Friday, December 30, 2022

The Ocean of God's Mercy

I fully believe that the concept of mercy is foreign and skewed today.  We have a limited understanding of how deep God's love is, and how depraved the sin nature of man can be.  Some hold to a notion that the things we have done in the past could not possible be forgiven.  Doubtless because we don't often witness this type of all-inclusive forgiveness by watching the world around us.  It's a very rare thing indeed.


One of my favorite stories is about Jesus being anointed by a "sinful woman" at the home of a Pharisee.  Here is what Luke 7:36-38 says: "When one of the Pharisees invited Jesus to have dinner with him, he went to the Pharisee's house and reclined at the table.  A woman in that town who lived a sinful life learned that Jesus was eating at the Pharisee's house, so she came there with an alabaster jar of perfume.  As she stood behind him at his feet weeping, she began to wet his feet with her tears.  Then she wiped them with her hair, kissed them and poured perfume on them."  

The owner of the home clearly didn't understand the woman's intentions.  Sometimes love acts differently than we expect, especially when our worldview or perspective doesn't line up with the person extending the grace.  Luke 7:47 further says this: "Therefore I tell you, her many sins have been forgiven - as her great love has shown.  But whoever has been forgiven little loves little."  

We don't appreciate the full scope of Christ's atonement sometimes.  It's hard for us to get our heads around it.  It isn't until we come to terms with our own sin nature that we can truly love God for His ability to forgive us and grant us mercy.  You see, we have been forgiven a lot, so we can love a lot.  

God's mercy is vast like the sea.  It allows us to love deep and wide, like the ocean.  Anyone who has been to the coast and taken in the beauty of the sea can attest to the fact that it has an eternal quality.  You cannot see the other side of it, just a vast, blue horizon line stretching off into the distance.  It seems to have  no definitive end; just like God's grace and mercy.  

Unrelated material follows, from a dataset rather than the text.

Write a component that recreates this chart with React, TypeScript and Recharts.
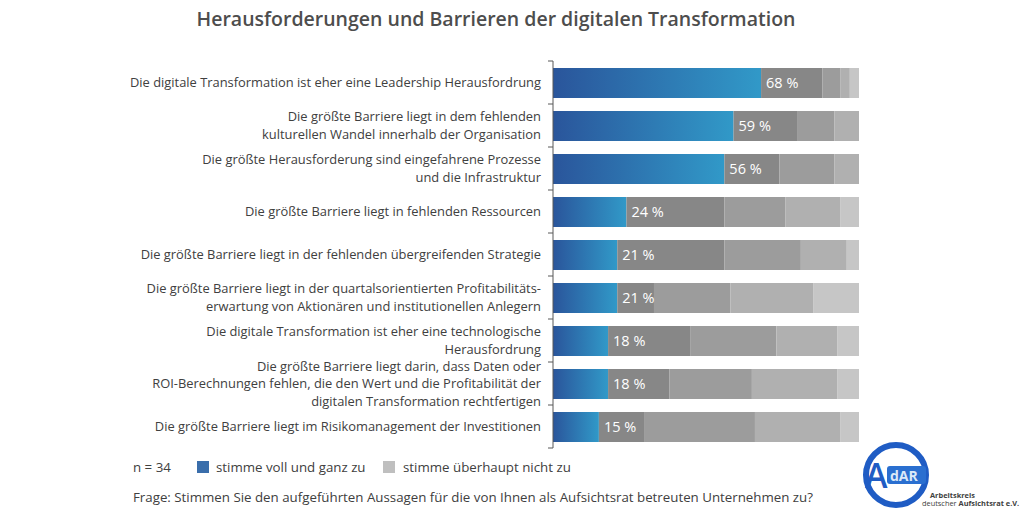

My family and I try to visit Florida once a year for vacation.  We enjoy simply basking in the sun while wading through the relaxing waves on the beach.  Once in a while, you get a reminder of how wild and beautiful God's creation really is.  Maybe a jellyfish swims by, or a school of fish.  Then I remember just how all-encompassing and teeming with life our world is.  I suspect God's mercy is like that as well; teeming with life and joyful anticipation of forgiveness from Him.  To take that next step and accept Christ into our lives ... to wade through the waves of life with Him.

The book of Isaiah is one of my Old Testament favorites.  Chapter 30:18 says, "Yet the Lord longs to be gracious to you; therefore he will rise up to show you compassion.  For the Lord is a God of justice.  Blessed are all who wait for him!"

This verse comes to us from a set of Scriptures that talk about how God is disappointed with his followers at the time.  He first admonishes them, like any good parent would do.  But then He reaches out to them and offers a loving hand.  God's patience is long suffering and eternal.  Like the wide, blue horizon of the ocean stretching on into the vast skyline, so is God's heart for us.  There are hardly words to describe this reality, once we grasp it.  

I suppose the lesson here is two-fold: don't take God's mercy for granted, and at the same time, don't forget to revel in it also.  We can be comforted by His goodness, and humbled by His grace at the same time.  It is an ocean of love that we may never fully understand.